A morte da estudante acontece quase dois anos depois do assassinato do irmão dela, Petherson Roberto dos Santos — ele morreu no mesmo bairro, onde moravam, durante uma briga corporal para defender Lorena de assédio e transfobia.
Bullying, educação e sonho
Lorena cursava o Ensino Médio no EJA (Educação de Jovens e Adultos) na Escola Estadual Reverendo Jacques, no Jardim São Luís. Segundo o professor de História Severino Honorato, que dava aulas para a jovem havia dois anos, Lorena era alvo de bullying dos colegas por ser transexual, mas insistia na educação para realizar o sonho de cursar Medicina.
"Ela queria ser médica, mas sabia que era difícil. As pessoas transexuais não têm oportunidade, você não vê médico transexual, advogado transexual... A sociedade as vê como pestes, mas ela ia atrás, queria viver o sonho dela", lembra o docente.
Severino conta que, apesar do desejo de seguir carreira nas áreas biológicas, Lorena se interessava muito por poesia e história. Em setembro, participou de um sarau promovido pelos professores, cantando "Não Deixe o Samba Morrer", de Alcione.
"Ela comemorou o último aniversário dela aqui, dentro da sala de aula. Intimou os colegas mais próximos, mandou um levar bolo, outro refrigerante, e cantou parabéns aqui na escola", conta Severino.

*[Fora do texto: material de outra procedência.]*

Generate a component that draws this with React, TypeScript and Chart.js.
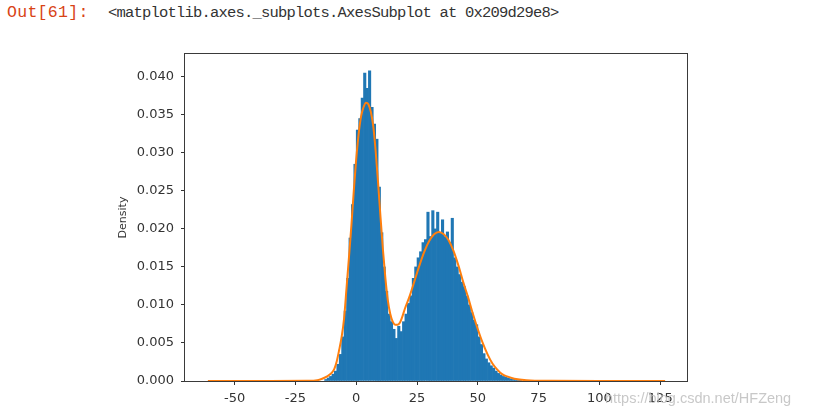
import React, { useEffect, useRef } from 'react';
import { Chart, registerables } from 'chart.js';

Chart.register(...registerables);

// Histogram bin centres (1-unit bins) and densities
const binCenters = [
  -12.5, -11.5, -10.5, -9.5, -8.5, -7.5, -6.5, -5.5, -4.5, -3.5, -2.5, -1.5, -0.5,
  0.5, 1.5, 2.5, 3.5, 4.5, 5.5, 6.5, 7.5, 8.5, 9.5, 10.5, 11.5, 12.5, 13.5, 14.5,
  15.5, 16.5, 17.5, 18.5, 19.5, 20.5, 21.5, 22.5, 23.5, 24.5, 25.5, 26.5, 27.5,
  28.5, 29.5, 30.5, 31.5, 32.5, 33.5, 34.5, 35.5, 36.5, 37.5, 38.5, 39.5, 40.5,
  41.5, 42.5, 43.5, 44.5, 45.5, 46.5, 47.5, 48.5, 49.5, 50.5, 51.5, 52.5, 53.5,
  54.5, 55.5, 56.5, 57.5, 58.5, 59.5, 60.5, 61.5, 62.5, 63.5, 64.5, 65.5, 66.5, 67.5,
];
const binDensity = [
  0.0002, 0.0004, 0.0006, 0.0009, 0.0013, 0.0022, 0.0035, 0.0058, 0.0092, 0.0135, 0.0188, 0.0232, 0.0285,
  0.0330, 0.0345, 0.0372, 0.0405, 0.0385, 0.0408, 0.0360, 0.0338, 0.0318, 0.0255, 0.0195, 0.0150, 0.0118, 0.0088, 0.0078,
  0.0068, 0.0056, 0.0072, 0.0065, 0.0078, 0.0088, 0.0102, 0.0112, 0.0135, 0.0150, 0.0162, 0.0170, 0.0182,
  0.0186, 0.0222, 0.0190, 0.0224, 0.0200, 0.0222, 0.0195, 0.0212, 0.0190, 0.0196, 0.0182, 0.0214, 0.0162,
  0.0150, 0.0140, 0.0130, 0.0124, 0.0112, 0.0100, 0.0090, 0.0080, 0.0074, 0.0058, 0.0048, 0.0036, 0.0029,
  0.0024, 0.0020, 0.0017, 0.0013, 0.0010, 0.0008, 0.0006, 0.0005, 0.0004, 0.0003, 0.0002, 0.0002, 0.0001, 0.0001,
];

// KDE curve points
const kdeX = [
  -61, -40, -20, -16, -14, -12, -10, -9, -8, -7, -6, -5, -4, -3, -2, -1, 0, 1, 2, 3, 4, 5, 6, 7, 8, 9, 10,
  11, 12, 13, 14, 15, 16, 17, 18, 19, 20, 22, 24, 26, 28, 30, 32, 34, 36, 38, 40, 42, 44, 46, 48, 50,
  52, 54, 56, 58, 60, 62, 65, 70, 80, 100, 127,
];
const kdeY = [
  0, 0, 0.00002, 0.0001, 0.0003, 0.0006, 0.0011, 0.0016, 0.0026, 0.0041, 0.0058, 0.0082, 0.0122, 0.0162, 0.0204, 0.0250, 0.0292, 0.0325, 0.0348, 0.0360, 0.0366, 0.0364, 0.0354, 0.0335, 0.0302, 0.0260, 0.0215,
  0.0172, 0.0135, 0.0106, 0.0088, 0.0078, 0.0074, 0.0074, 0.0077, 0.0085, 0.0095, 0.0112, 0.0132, 0.0152, 0.0170, 0.0184, 0.0193, 0.0196, 0.0193, 0.0185, 0.0171, 0.0152, 0.0130, 0.0110, 0.0088, 0.0068,
  0.0050, 0.0035, 0.0023, 0.0015, 0.0009, 0.0006, 0.0003, 0.0001, 0.00002, 0, 0,
];

const xTicks = [-50, -25, 0, 25, 50, 75, 100, 125];
const yTicks = [0, 0.005, 0.01, 0.015, 0.02, 0.025, 0.03, 0.035, 0.04];

const frame = {
  id: 'frame',
  afterDatasetsDraw(chart: any) {
    const { ctx, chartArea: a } = chart;
    ctx.save();
    ctx.strokeStyle = '#3a3a3a';
    ctx.lineWidth = 1;
    ctx.strokeRect(Math.round(a.left) - 0.5, Math.round(a.top) - 0.5, Math.round(a.right - a.left) + 1, Math.round(a.bottom - a.top) + 1);
    ctx.restore();
  },
};

export default function App() {
  const ref = useRef<HTMLCanvasElement>(null);

  useEffect(() => {
    if (!ref.current) return;
    const tickFont = { family: 'DejaVu Sans', size: 13 };
    const chart = new Chart(ref.current, {
      type: 'bar',
      data: {
        datasets: [
          {
            type: 'line',
            data: kdeX.map((x, i) => ({ x, y: kdeY[i] })),
            borderColor: '#ff7f0e',
            borderWidth: 2,
            pointRadius: 0,
            tension: 0.4,
            cubicInterpolationMode: 'monotone',
            order: 0,
          } as any,
          {
            type: 'bar',
            data: binCenters.map((x, i) => ({ x, y: binDensity[i] })),
            backgroundColor: '#1f77b4',
            borderWidth: 0,
            barPercentage: 1,
            categoryPercentage: 1,
            order: 1,
          } as any,
        ],
      },
      options: {
        responsive: false,
        animation: false,
        layout: { padding: { left: 115, right: 126, top: 54, bottom: 4 } },
        plugins: { legend: { display: false }, tooltip: { enabled: false } },
        scales: {
          x: {
            type: 'linear',
            min: -70.4,
            max: 136,
            offset: false,
            afterBuildTicks: (s: any) => {
              s.ticks = xTicks.map((v) => ({ value: v }));
            },
            afterFit: (s: any) => {
              s.height = 30;
            },
            grid: { drawOnChartArea: false, drawTicks: true, tickLength: 4, color: '#333', offset: false },
            border: { display: false },
            ticks: {
              font: tickFont,
              color: '#333',
              padding: 6,
              maxRotation: 0,
              autoSkip: false,
              callback: (v: any) => String(v),
            },
          },
          y: {
            type: 'linear',
            min: 0,
            max: 0.043,
            afterBuildTicks: (s: any) => {
              s.ticks = yTicks.map((v) => ({ value: v }));
            },
            afterFit: (s: any) => {
              s.width = 70;
            },
            grid: { drawOnChartArea: false, drawTicks: true, tickLength: 4, color: '#333' },
            border: { display: false },
            title: {
              display: true,
              text: 'Density',
              font: { family: 'DejaVu Sans', size: 11 },
              color: '#333',
              padding: { top: 2, bottom: 0 },
            },
            ticks: {
              font: tickFont,
              color: '#333',
              padding: 7,
              autoSkip: false,
              callback: (v: any) => Number(v).toFixed(3),
            },
          },
        },
      } as any,
      plugins: [frame],
    });
    return () => chart.destroy();
  }, []);

  return (
    <div style={{ position: 'absolute', left: 0, top: 0, width: 813, height: 415, background: '#fff', overflow: 'hidden' }}>
      <div
        style={{
          position: 'absolute',
          left: 7,
          top: 4,
          fontFamily: '"Liberation Mono", monospace',
          fontSize: 16.5,
          letterSpacing: '0.3px',
          lineHeight: '18px',
          color: '#D84315',
          whiteSpace: 'pre',
        }}
      >
        Out[61]:
      </div>
      <div
        style={{
          position: 'absolute',
          left: 108,
          top: 4,
          fontFamily: '"Liberation Mono", monospace',
          fontSize: 15.5,
          letterSpacing: '-0.8px',
          lineHeight: '18px',
          color: '#333',
          whiteSpace: 'pre',
        }}
      >
        {'<matplotlib.axes._subplots.AxesSubplot at 0x209d29e8>'}
      </div>
      <canvas ref={ref} width={813} height={415} style={{ position: 'absolute', left: 0, top: 0 }} />
      <div
        style={{
          position: 'absolute',
          left: 605,
          top: 389,
          fontFamily: '"Liberation Sans", Arial, sans-serif',
          fontSize: 14.5,
          lineHeight: '18px',
          color: 'rgba(190,190,190,0.85)',
          whiteSpace: 'pre',
        }}
      >
        https://blog.csdn.net/HFZeng
      </div>
    </div>
  );
}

"Estou nessa escola há 22 anos e não aguento mais ver aluno meu enterrado", desabafa o professor. "Nós, professores, quando perdemos um aluno sentimos que um pedaço nosso morre. O caso da Lorena é especial, ela era uma pessoa invisível para a sociedade, viveu momentos muito difíceis. A gente quer salvar esses alunos com educação e com o nosso carinho, mas não conseguimos salvar a Lorena".
Na tarde de ontem, a escola organizou um ato em homenagem à estudante, com a presença da deputada estadual Érica Malunguinho, primeira transexual a ocupar uma cadeira na Alesp (Assembleia Legislativa do Estado de São Paulo).
Tragédia Familiar
Há dois anos, a família de Lorena viveu uma tragédia quando o irmão mais velho dela, Petherson Roberto dos Santos, morreu em briga para defendê-la da transfobia.
Segundo reportagem exibida em novembro de 2017 pelo "Bom Dia SP", da TV Globo, Lorena e Petherson estavam em uma praça do bairro, usando o sinal público de internet, quando ela foi assediada por um ciclista de 18 anos.
"Ele ameaçou jogar a bicicleta em cima de mim e o meu irmão foi cobrar, falar para ele me respeitar, mas os dois começaram a discutir e entraram em luta corporal", disse Lorena, na entrevista à televisão. Petherson, à época com 24 anos, recebeu golpes na cabeça e morreu no local.
Segundo o professor Severino Honorato, que começou a dar aulas para Lorena dois meses depois do ocorrido, a estudante nunca se recuperou da tragédia e ainda se sentia culpada pela morte do irmão.